Wednesday, 26 February 2020

A Defining Case

Sir Keir Starmer is less critical of the Extradition Treaty than Boris Johnson is, writes John Cook

Just as Julian Assange fights extradition by the Trump administration in the court in Belmarsh, Sir Keir Starmer has weighed into the debate on the side of the US government. 

Assange’s legal team have been arguing that the Extradition Treaty is being abused in the pursuit of Trump’s ‘war on investigative journalism’. Jeremy Corbyn questioned Boris Johnson on the case in a recent prime minister’s question time. Even Johnson had to admit that the Treaty is ‘unbalanced’. 

In an astounding intervention in this debate Sir Keir Starmer has managed to repeat the arguments of the US prosecution and give a more resounding endorsement of the Treaty than the Tory Prime Minister. 

Sir Keir told the Huffington Post that the extradition system was ‘very good’ and that judges, in a no jury court, should be left alone to do their job. Yet this is a Treaty in which 200 people have been extradited from the UK to America and only 11 people have been extradited from America to the UK, as even Tory MP David Davis has pointed out.   

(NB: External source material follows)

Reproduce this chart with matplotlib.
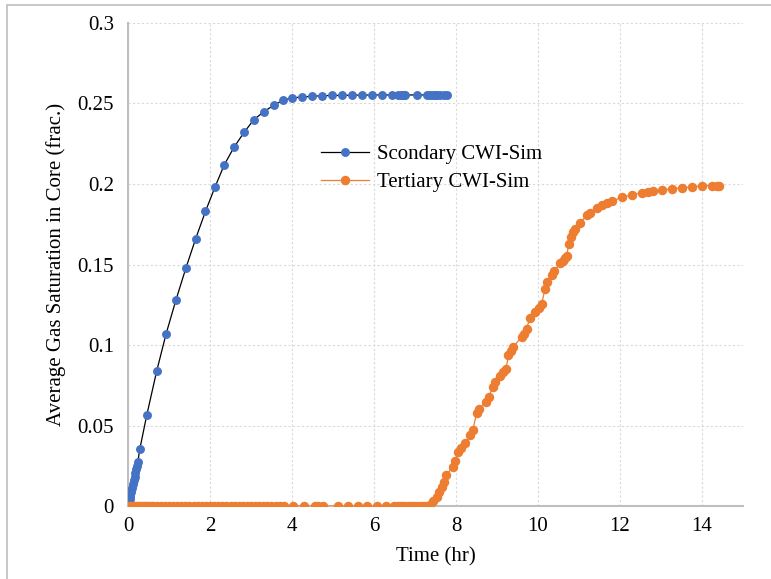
import numpy as np
import matplotlib.pyplot as plt
from matplotlib.patches import Rectangle

# Secondary CWI simulation (time in hr, gas saturation frac.)
sec_time = [0, 0.01, 0.02, 0.03, 0.04, 0.05, 0.06, 0.08, 0.10, 0.12, 0.14, 0.16,
            0.18, 0.20, 0.22, 0.24, 0.29, 0.46, 0.70, 0.93, 1.17, 1.41, 1.65,
            1.89, 2.12, 2.35, 2.59, 2.83, 3.07, 3.32, 3.56, 3.78, 4.00, 4.24,
            4.49, 4.73, 4.98, 5.22, 5.46, 5.71, 5.95, 6.20, 6.44, 6.59, 6.65,
            6.68, 6.72, 6.76, 7.05, 7.29, 7.37, 7.44, 7.50, 7.54, 7.61, 7.70, 7.78]
sec_sat = [0, 0.001, 0.002, 0.0035, 0.0045, 0.006, 0.007, 0.009, 0.0115, 0.014,
           0.016, 0.018, 0.0205, 0.023, 0.025, 0.0275, 0.0356, 0.0567, 0.0838,
           0.107, 0.128, 0.1476, 0.166, 0.183, 0.198, 0.212, 0.223, 0.232,
           0.240, 0.245, 0.249, 0.252, 0.2535, 0.254, 0.2545, 0.2548, 0.255,
           0.255, 0.2552, 0.2552, 0.2553, 0.2553, 0.2553, 0.2553, 0.2553,
           0.2553, 0.2553, 0.2553, 0.2553, 0.2553, 0.2553, 0.2553, 0.2553,
           0.2553, 0.2553, 0.2553, 0.2553]

# Tertiary CWI simulation
ter_time = [0, 0.05, 0.10, 0.15, 0.20, 0.25, 0.30, 0.35, 0.40, 0.45, 0.50, 0.55,
            0.60, 0.70, 0.80, 0.90, 1.00, 1.10, 1.20, 1.30, 1.40, 1.50, 1.60,
            1.70, 1.80, 1.90, 2.00, 2.10, 2.20, 2.30, 2.40, 2.52, 2.60, 2.70,
            2.80, 2.90, 3.00, 3.10, 3.20, 3.30, 3.40, 3.50, 3.60, 3.70, 3.80,
            4.02, 4.30, 4.55, 4.63, 4.75, 5.11, 5.36, 5.60, 5.84, 6.08, 6.29,
            6.49, 6.58, 6.66, 6.74, 6.82, 6.90, 6.98, 7.06, 7.14, 7.22, 7.30,
            7.37, 7.45, 7.53, 7.59, 7.65, 7.70, 7.76, 7.92, 7.97, 8.06, 8.11,
            8.22, 8.34, 8.41, 8.50, 8.55, 8.73, 8.80, 8.90, 8.96, 9.07, 9.15,
            9.22, 9.28, 9.34, 9.40, 9.60, 9.65, 9.72, 9.80, 9.93, 10.02, 10.09,
            10.17, 10.21, 10.33, 10.40, 10.54, 10.60, 10.65, 10.70, 10.75, 10.80,
            10.85, 10.90, 11.02, 11.19, 11.27, 11.45, 11.55, 11.68, 11.81, 12.06,
            12.29, 12.53, 12.69, 12.80, 13.03, 13.28, 13.52, 13.76, 13.99, 14.24,
            14.36, 14.42]
ter_sat = [0] * 67 + [
    0.0006, 0.003, 0.0058, 0.009, 0.012, 0.015, 0.019, 0.0244, 0.028, 0.0337,
    0.036, 0.039, 0.044, 0.047, 0.0576, 0.060, 0.0648, 0.068, 0.074, 0.077,
    0.0807, 0.083, 0.085, 0.0938, 0.096, 0.099, 0.105, 0.107, 0.110, 0.1166,
    0.1207, 0.123, 0.1253, 0.135, 0.139, 0.1435, 0.146, 0.1507, 0.152, 0.154,
    0.155, 0.163, 0.167, 0.170, 0.172, 0.1756, 0.1807, 0.1822, 0.1853, 0.187,
    0.188, 0.1896, 0.1917, 0.1934, 0.1946, 0.1952, 0.1957, 0.1963, 0.197,
    0.1977, 0.1983, 0.1988, 0.199, 0.199, 0.199]

plt.rcParams['font.family'] = ['Liberation Serif', 'DejaVu Serif']

fig = plt.figure(figsize=(7.71, 5.79), dpi=100)
ax = fig.add_axes([0.166, 0.126, 0.7977, 0.8343])

ax.plot(sec_time, sec_sat, color='black', lw=0.9, marker='o', ms=5.4,
        mfc='#4472C4', mec='#4472C4', label='Scondary CWI-Sim', zorder=3)
ax.plot(ter_time, ter_sat, color='#ED7D31', lw=0.9, marker='o', ms=5.8,
        mfc='#ED7D31', mec='#ED7D31', label='Tertiary CWI-Sim', zorder=4)

ax.set_xlim(0, 15)
ax.set_ylim(0, 0.3)
ax.set_xticks([0, 2, 4, 6, 8, 10, 12, 14])
ax.set_yticks([0, 0.05, 0.1, 0.15, 0.2, 0.25, 0.3])
ax.set_yticklabels(['0', '0.05', '0.1', '0.15', '0.2', '0.25', '0.3'])
ax.tick_params(length=0, labelsize=15, pad=8)
ax.tick_params(axis='y', pad=10)

ax.grid(True, color='#d9d9d9', ls=(0, (2, 2)), lw=0.8)
for s in ['top', 'right']:
    ax.spines[s].set_visible(False)
for s in ['left', 'bottom']:
    ax.spines[s].set_color('#bfbfbf')
    ax.spines[s].set_linewidth(1.5)

ax.set_xlabel('Time (hr)', fontsize=15, labelpad=8)
ax.set_ylabel('Average Gas Saturation in Core (frac.)', fontsize=15, labelpad=8)

ax.legend(loc='upper left', bbox_to_anchor=(0.392, 0.783),
          bbox_transform=fig.transFigure, frameon=False, fontsize=15,
          handlelength=2.3, handletextpad=0.4, labelspacing=0.4)

# outer chart border (partially cropped)
fig.patches.append(Rectangle((7 / 771, -0.2), 1.5, 1.2 - 5 / 579,
                             transform=fig.transFigure, fill=False,
                             edgecolor='#bfbfbf', lw=1.2))

fig.savefig('out.png', dpi=100)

The dramatic case of Harry Dunne, the young motorcyclist mowed down and killed by CIA agent Anne Sacoolas who then fled back to the US to avoid justice, underlines how broken this Treaty is: innocent journalists face extradition while guilty CIA agents are protected from extradition by the Trump security state.

This is the state of affairs with which Starmer can see no fault. But Sir Keir does have plenty to say that is critical of the supporters of Julian Assange: ‘...all those in the Assange case or any other case, who say it’s all a big conspiracy are either missing the point that this is an independent judge-made decision or they are implying that our High Court judiciary is corrupt.’ 

Actually no one in the Assange case alleges it’s a conspiracy. Not least because the evidence that the Trump administration is out to extradite Assange for publishing anti-war material about Afghanistan and Iraq is part of the declared case of the US prosecution, stated in the open every day in the court at Belmarsh. 

And better legal minds than Sir Keir Starmer, lawyers who have built international reputations on defending rather than prosecuting the poor, outcast, and powerless, are arguing Assange’s case. Edward Fitzgerald QC said in court only this week that Assange is ‘anti-war and anti-imperialist’ and this is why the US is out to get him. 

Assange’s witnesses will include Noam Chomsky, and Paul Rogers of the Bradford University Peace Studies Centre. This case is one of the great political cases of the century, as John McDonnell recently said. 

It’s a defining case for the left, and Sir Keir, even while he is pitching for left-wing votes, has taken the most conservative position imaginable. This is what Labour Party members can expect from a Starmer leadership: unquestioning loyalty to the establishment on both sides of the Atlantic.

But they can also expect Sir Keir to be a dumb centrist who will be outmanoeuvred by the Tories. As Boris Johnson’s reply to Jeremy Corbyn’s parliamentary question showed, the Tories know the Extradition Treaty is in trouble. How they must be smirking as the gallant knight deploys all his supposed gravitas and authority to defend it. 

Meanwhile the most high profile victim of that act, on the very day of Sir Keir’s cosy interview, is strip-searched twice, handcuffed 11 times, moved between five different cells, and has his legal papers taken from him by the prison authorities.